The film has a plot, I guess, as Ushio and Noriko prepare a joint exhibition in which Noriko's "Cutie" drawings have their own space at last. The process by which they prepare is as chaotic as the way they live. Their home and studio space sometimes makes the couple look like post-apocalyptic squatters. The scenes of Ushio creating art are a kind of chaos, too. One of his primary means of creating art is to dunk some boxing gloves in paint and punch the canvas. Ushio is a so-called "action painter," and the results he gets are often startling. He also creates huge sculptures of motorcycles out of found materials--mostly cardboard scrounged from dumpsters--that strike me as the sort of thing you would get if Dali, Oldenberg, and Robert Williams got smashed on tequila and decided to collaborate. There's a subtle statement on the nature of contemporary art in the way it is presented when it is at home with the Shinoharas and when you put it in a gallery. When it's in their home or studio, it's all of a piece with the chaos of their lives, but when it's in a vast gallery space, showcased amid blinding walls and track lighting, it's transformed.

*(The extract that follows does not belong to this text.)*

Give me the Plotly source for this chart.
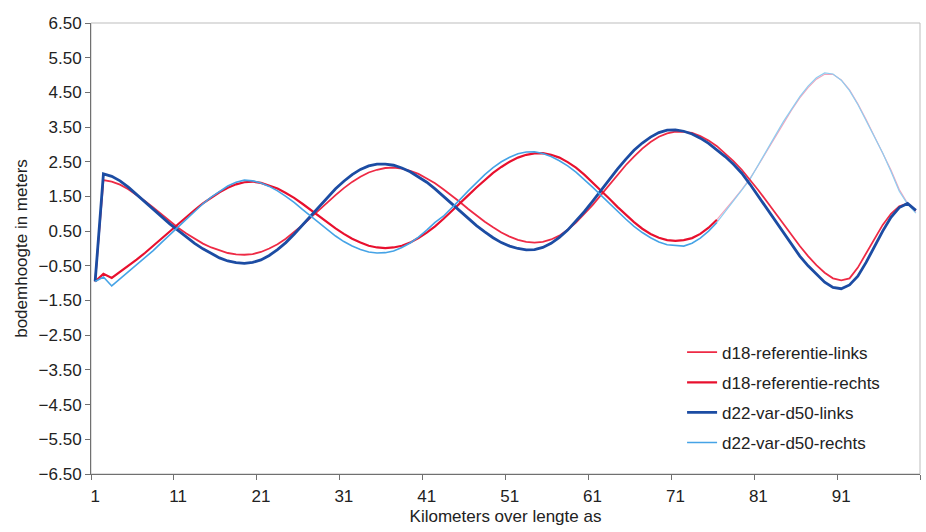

This film gets the nod for my favorite credit sequence in a long while, too: both Uriko and Noriko are laced into paint-soaked boxing gloves and they go at each other in a kind of elegiac slow motion. It's one of the most beautiful things I've seen in any movie in a while.
I'd be remiss if I didn't mention the fact that both Ushio and Noriko were at the screening, and in person, they have that same quality of comedy about them. The True/False organizers arranged to have Ushio give a demonstration of his boxing painting in a parking lot around the corner from the theater, which turned into one of the festival's most talked-about highlights.